::: Records for the exercise :::

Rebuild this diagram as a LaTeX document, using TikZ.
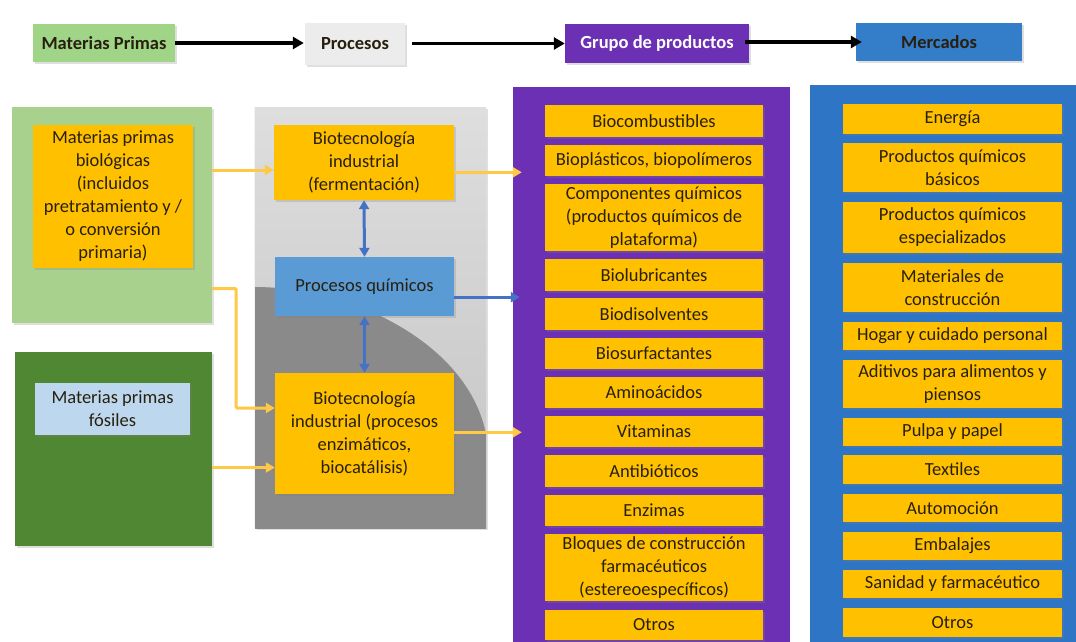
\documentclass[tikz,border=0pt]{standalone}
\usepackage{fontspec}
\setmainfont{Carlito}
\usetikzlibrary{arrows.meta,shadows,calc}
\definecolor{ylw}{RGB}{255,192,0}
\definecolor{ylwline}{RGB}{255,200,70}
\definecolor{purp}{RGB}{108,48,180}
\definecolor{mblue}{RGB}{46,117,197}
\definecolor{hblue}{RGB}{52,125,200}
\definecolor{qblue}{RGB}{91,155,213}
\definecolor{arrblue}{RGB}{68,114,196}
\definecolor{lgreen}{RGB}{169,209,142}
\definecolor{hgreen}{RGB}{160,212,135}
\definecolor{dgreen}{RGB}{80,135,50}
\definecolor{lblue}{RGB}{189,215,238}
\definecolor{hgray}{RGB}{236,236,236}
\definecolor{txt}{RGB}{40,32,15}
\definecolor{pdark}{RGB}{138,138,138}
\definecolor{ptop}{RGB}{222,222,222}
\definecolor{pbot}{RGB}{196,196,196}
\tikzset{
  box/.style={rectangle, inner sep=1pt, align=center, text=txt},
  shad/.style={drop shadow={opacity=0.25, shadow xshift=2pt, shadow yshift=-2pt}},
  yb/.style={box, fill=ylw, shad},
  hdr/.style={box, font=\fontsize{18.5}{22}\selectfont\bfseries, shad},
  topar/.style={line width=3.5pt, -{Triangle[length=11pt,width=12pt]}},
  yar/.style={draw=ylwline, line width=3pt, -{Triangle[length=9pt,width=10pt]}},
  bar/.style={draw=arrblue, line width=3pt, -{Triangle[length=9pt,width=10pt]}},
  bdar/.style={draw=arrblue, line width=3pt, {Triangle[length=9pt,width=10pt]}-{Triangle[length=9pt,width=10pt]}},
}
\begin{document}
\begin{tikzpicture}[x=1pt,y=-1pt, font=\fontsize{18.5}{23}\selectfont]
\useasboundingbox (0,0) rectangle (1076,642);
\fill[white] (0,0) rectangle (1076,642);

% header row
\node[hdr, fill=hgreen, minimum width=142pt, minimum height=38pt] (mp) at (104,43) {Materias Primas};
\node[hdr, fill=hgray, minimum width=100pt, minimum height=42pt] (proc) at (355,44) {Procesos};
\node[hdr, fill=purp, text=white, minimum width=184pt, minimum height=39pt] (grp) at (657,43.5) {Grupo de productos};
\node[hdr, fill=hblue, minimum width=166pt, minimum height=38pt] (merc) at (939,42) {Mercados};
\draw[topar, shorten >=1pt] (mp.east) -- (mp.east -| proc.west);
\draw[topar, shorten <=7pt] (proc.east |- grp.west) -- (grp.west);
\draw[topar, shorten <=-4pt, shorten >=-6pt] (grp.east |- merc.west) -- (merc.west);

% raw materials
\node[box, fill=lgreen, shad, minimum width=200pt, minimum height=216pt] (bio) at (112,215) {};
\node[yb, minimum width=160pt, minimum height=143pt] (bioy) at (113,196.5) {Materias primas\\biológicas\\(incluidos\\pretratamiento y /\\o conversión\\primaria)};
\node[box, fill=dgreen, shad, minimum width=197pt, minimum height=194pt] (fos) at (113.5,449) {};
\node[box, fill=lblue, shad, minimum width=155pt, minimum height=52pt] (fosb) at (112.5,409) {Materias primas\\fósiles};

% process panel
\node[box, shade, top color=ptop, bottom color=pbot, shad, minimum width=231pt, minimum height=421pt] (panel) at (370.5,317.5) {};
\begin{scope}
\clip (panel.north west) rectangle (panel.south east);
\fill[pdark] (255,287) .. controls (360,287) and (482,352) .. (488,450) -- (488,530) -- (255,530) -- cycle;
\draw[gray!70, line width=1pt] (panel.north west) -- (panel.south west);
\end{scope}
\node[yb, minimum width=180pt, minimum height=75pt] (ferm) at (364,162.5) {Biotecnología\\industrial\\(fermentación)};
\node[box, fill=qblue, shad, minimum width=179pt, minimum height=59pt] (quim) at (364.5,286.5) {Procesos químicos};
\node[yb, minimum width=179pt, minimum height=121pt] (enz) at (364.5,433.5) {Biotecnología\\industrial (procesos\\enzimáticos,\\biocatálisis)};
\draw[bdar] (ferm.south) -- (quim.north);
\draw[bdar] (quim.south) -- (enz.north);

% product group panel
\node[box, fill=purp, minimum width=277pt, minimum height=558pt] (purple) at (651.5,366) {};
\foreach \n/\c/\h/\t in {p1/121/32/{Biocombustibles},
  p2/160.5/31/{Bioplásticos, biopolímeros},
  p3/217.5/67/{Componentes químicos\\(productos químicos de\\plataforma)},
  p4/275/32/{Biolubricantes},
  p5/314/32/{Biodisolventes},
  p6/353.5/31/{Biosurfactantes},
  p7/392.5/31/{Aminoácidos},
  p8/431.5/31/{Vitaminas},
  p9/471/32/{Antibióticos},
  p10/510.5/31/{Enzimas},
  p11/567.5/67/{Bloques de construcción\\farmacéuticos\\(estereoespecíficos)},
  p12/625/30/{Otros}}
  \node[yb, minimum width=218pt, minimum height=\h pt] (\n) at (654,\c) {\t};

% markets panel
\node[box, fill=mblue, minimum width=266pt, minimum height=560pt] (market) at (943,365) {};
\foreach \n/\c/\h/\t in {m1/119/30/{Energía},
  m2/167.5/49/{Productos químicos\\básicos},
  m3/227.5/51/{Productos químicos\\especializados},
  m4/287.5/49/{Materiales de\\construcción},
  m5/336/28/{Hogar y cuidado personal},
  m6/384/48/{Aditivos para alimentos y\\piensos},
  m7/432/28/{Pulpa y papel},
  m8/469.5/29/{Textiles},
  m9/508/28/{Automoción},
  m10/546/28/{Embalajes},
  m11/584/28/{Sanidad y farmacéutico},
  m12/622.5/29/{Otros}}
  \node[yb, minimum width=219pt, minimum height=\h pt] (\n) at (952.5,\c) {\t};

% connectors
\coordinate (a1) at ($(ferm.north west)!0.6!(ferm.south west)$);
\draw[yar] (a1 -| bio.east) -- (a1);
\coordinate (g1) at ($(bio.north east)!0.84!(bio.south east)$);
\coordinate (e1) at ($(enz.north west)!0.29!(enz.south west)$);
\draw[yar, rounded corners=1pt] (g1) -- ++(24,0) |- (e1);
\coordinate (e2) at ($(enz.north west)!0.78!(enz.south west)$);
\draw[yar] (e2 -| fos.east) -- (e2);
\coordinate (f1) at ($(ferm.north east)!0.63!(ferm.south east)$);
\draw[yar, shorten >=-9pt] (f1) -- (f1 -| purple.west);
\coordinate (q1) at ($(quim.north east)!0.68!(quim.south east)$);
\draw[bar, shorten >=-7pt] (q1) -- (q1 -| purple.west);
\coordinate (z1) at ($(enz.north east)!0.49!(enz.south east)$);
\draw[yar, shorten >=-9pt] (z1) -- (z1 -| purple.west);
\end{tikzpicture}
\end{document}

:::
::: Records for the exercise :::

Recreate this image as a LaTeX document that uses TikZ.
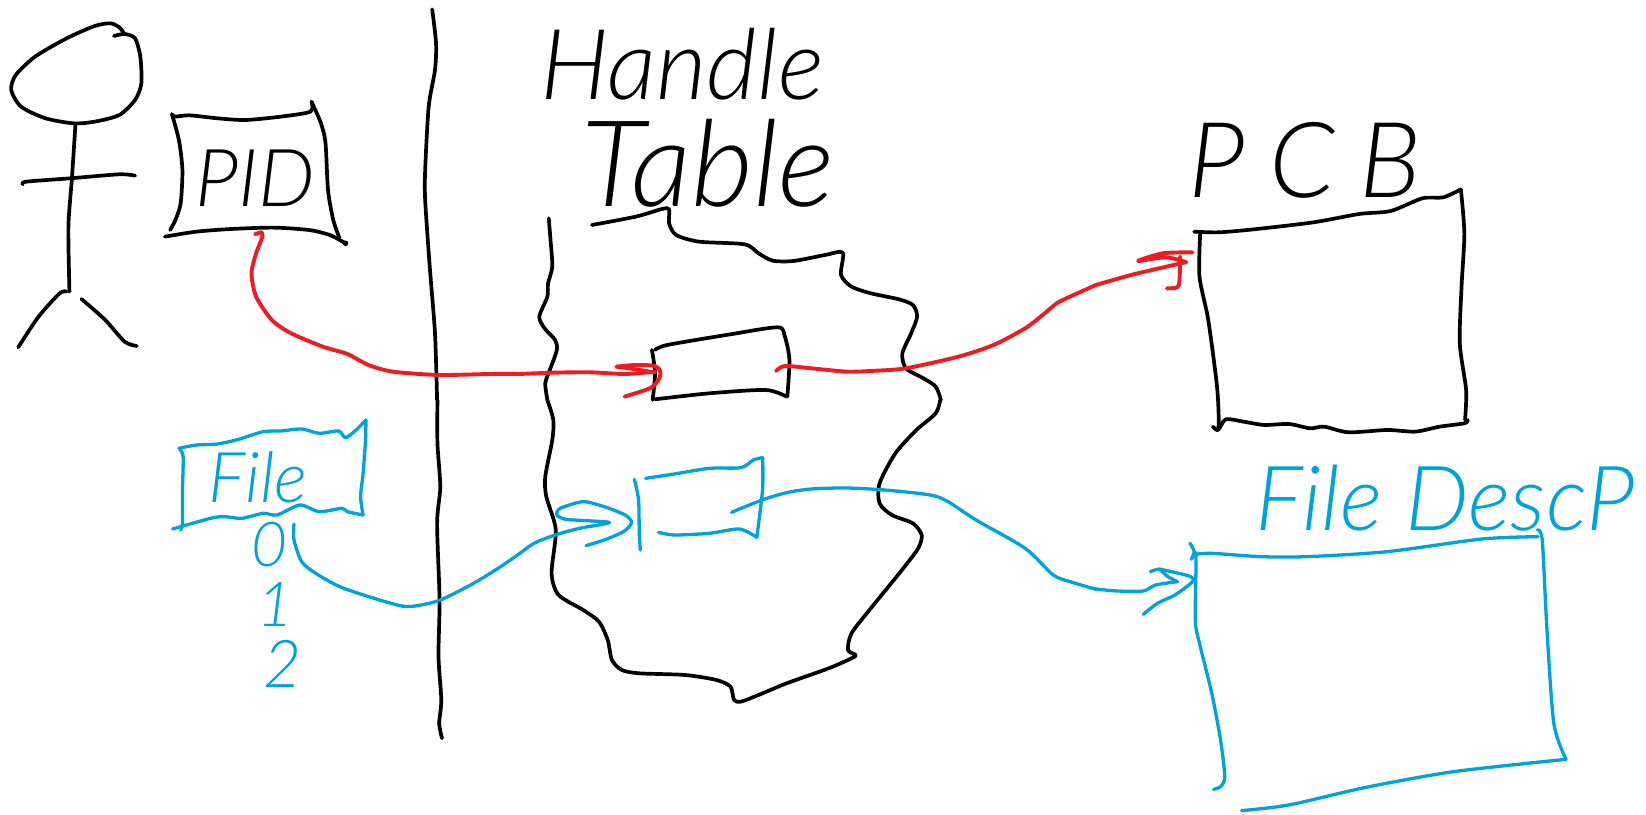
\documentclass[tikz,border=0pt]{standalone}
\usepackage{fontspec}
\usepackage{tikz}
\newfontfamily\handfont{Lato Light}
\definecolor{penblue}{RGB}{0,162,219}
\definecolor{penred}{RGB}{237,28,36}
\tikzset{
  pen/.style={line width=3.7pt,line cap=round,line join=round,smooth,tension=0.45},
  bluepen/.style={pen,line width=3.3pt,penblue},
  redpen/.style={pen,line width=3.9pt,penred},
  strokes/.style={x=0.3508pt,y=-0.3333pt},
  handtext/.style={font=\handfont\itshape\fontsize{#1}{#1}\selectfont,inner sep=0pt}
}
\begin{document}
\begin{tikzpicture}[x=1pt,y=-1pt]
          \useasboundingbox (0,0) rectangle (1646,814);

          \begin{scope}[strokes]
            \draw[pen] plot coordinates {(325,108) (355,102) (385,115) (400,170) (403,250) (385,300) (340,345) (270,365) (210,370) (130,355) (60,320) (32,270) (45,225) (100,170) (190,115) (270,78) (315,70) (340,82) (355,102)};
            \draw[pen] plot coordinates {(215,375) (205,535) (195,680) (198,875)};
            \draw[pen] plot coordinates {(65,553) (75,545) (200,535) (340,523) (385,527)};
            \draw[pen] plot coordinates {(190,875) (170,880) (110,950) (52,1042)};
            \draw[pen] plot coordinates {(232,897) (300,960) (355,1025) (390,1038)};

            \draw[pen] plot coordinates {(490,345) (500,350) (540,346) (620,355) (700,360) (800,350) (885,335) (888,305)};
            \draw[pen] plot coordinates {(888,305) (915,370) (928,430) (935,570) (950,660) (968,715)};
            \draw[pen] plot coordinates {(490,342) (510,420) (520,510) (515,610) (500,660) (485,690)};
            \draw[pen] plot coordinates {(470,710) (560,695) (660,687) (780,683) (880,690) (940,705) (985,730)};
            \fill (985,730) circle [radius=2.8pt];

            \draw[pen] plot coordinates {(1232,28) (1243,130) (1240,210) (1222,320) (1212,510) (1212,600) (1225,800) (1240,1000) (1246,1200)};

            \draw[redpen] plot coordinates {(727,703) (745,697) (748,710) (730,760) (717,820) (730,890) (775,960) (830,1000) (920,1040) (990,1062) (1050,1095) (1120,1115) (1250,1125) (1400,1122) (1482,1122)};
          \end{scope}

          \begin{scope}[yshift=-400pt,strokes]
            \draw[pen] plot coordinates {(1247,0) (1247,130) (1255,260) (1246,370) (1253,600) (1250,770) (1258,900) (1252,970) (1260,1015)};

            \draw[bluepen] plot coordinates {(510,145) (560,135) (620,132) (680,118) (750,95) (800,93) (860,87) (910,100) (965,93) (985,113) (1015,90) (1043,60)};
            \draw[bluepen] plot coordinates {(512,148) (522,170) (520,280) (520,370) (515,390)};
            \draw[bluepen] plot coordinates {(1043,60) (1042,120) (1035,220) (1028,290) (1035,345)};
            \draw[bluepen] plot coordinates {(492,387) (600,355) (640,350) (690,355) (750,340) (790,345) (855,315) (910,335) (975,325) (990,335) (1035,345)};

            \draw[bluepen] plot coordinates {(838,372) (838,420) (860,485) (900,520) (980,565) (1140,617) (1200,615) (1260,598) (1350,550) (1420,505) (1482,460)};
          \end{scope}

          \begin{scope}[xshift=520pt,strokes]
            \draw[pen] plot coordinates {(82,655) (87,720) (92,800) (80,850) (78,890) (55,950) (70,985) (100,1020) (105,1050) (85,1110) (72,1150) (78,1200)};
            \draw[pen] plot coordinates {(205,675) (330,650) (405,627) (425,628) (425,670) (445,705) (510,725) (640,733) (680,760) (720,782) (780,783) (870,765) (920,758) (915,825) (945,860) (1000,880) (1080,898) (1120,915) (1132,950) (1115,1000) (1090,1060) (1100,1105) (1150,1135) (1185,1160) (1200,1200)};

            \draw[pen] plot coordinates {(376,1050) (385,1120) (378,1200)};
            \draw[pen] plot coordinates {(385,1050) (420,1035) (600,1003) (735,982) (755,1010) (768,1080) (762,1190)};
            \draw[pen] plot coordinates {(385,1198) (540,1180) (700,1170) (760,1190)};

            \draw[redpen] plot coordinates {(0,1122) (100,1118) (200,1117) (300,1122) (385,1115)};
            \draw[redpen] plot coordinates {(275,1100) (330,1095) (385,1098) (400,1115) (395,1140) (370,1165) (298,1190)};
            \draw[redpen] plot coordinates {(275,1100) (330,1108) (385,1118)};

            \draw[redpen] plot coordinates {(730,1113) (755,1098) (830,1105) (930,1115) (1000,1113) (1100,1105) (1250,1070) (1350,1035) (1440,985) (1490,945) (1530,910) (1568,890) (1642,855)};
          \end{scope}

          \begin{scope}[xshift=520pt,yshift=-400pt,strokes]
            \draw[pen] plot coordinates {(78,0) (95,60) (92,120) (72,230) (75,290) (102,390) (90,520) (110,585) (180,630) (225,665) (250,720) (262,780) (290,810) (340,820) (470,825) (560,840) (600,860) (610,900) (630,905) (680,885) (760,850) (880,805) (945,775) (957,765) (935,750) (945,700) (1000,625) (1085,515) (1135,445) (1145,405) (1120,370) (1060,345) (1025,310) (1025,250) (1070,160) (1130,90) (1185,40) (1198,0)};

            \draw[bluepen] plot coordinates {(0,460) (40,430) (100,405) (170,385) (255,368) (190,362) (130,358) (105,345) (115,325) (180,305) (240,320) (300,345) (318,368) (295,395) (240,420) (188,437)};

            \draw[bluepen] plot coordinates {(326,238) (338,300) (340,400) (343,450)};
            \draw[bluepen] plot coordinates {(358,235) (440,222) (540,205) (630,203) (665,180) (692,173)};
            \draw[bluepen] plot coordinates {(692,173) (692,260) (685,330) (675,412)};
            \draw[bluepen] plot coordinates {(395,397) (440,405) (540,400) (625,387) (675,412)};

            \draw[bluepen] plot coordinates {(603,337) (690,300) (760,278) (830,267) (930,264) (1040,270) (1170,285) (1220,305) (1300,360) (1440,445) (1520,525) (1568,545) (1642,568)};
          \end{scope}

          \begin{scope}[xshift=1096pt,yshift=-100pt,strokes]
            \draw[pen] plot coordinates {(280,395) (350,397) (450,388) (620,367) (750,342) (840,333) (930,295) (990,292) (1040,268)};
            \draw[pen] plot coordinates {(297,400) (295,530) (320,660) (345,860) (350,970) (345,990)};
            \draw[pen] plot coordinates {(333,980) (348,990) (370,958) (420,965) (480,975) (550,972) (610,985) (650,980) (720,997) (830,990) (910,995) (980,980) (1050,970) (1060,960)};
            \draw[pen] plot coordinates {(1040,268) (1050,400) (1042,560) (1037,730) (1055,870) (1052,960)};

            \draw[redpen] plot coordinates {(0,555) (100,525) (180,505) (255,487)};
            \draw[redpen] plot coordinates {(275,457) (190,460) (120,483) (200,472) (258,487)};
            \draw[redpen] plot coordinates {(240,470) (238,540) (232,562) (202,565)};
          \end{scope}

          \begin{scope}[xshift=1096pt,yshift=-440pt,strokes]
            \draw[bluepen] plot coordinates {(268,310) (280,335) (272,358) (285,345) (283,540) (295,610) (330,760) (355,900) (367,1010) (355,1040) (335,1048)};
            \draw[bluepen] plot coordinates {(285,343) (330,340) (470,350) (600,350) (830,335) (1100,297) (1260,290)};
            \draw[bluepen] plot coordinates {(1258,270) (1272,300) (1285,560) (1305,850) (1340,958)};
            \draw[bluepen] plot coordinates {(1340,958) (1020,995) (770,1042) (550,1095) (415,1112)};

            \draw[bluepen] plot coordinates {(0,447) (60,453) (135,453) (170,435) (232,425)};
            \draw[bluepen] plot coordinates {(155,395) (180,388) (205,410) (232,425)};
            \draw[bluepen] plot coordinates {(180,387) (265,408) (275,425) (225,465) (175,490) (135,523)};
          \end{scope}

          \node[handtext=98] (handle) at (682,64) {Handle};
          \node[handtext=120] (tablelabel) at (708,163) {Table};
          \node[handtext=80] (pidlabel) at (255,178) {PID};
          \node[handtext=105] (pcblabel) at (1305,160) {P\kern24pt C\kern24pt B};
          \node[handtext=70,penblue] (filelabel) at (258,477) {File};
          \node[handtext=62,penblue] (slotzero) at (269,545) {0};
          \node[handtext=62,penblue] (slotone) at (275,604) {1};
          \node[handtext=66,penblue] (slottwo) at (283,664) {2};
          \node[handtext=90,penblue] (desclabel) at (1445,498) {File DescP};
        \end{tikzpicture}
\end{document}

:::

### What you should do
Make an exact copy of the lines from the one holding "Recreate this image" through the one holding "(985,730) circle [radius=2.8pt];", end lines included, without the pictures.

### Answer for this exercise
Recreate this image as a LaTeX document that uses TikZ.
\documentclass[tikz,border=0pt]{standalone}
\usepackage{fontspec}
\usepackage{tikz}
\newfontfamily\handfont{Lato Light}
\definecolor{penblue}{RGB}{0,162,219}
\definecolor{penred}{RGB}{237,28,36}
\tikzset{
  pen/.style={line width=3.7pt,line cap=round,line join=round,smooth,tension=0.45},
  bluepen/.style={pen,line width=3.3pt,penblue},
  redpen/.style={pen,line width=3.9pt,penred},
  strokes/.style={x=0.3508pt,y=-0.3333pt},
  handtext/.style={font=\handfont\itshape\fontsize{#1}{#1}\selectfont,inner sep=0pt}
}
\begin{document}
\begin{tikzpicture}[x=1pt,y=-1pt]
          \useasboundingbox (0,0) rectangle (1646,814);

          \begin{scope}[strokes]
            \draw[pen] plot coordinates {(325,108) (355,102) (385,115) (400,170) (403,250) (385,300) (340,345) (270,365) (210,370) (130,355) (60,320) (32,270) (45,225) (100,170) (190,115) (270,78) (315,70) (340,82) (355,102)};
            \draw[pen] plot coordinates {(215,375) (205,535) (195,680) (198,875)};
            \draw[pen] plot coordinates {(65,553) (75,545) (200,535) (340,523) (385,527)};
            \draw[pen] plot coordinates {(190,875) (170,880) (110,950) (52,1042)};
            \draw[pen] plot coordinates {(232,897) (300,960) (355,1025) (390,1038)};

            \draw[pen] plot coordinates {(490,345) (500,350) (540,346) (620,355) (700,360) (800,350) (885,335) (888,305)};
            \draw[pen] plot coordinates {(888,305) (915,370) (928,430) (935,570) (950,660) (968,715)};
            \draw[pen] plot coordinates {(490,342) (510,420) (520,510) (515,610) (500,660) (485,690)};
            \draw[pen] plot coordinates {(470,710) (560,695) (660,687) (780,683) (880,690) (940,705) (985,730)};
            \fill (985,730) circle [radius=2.8pt];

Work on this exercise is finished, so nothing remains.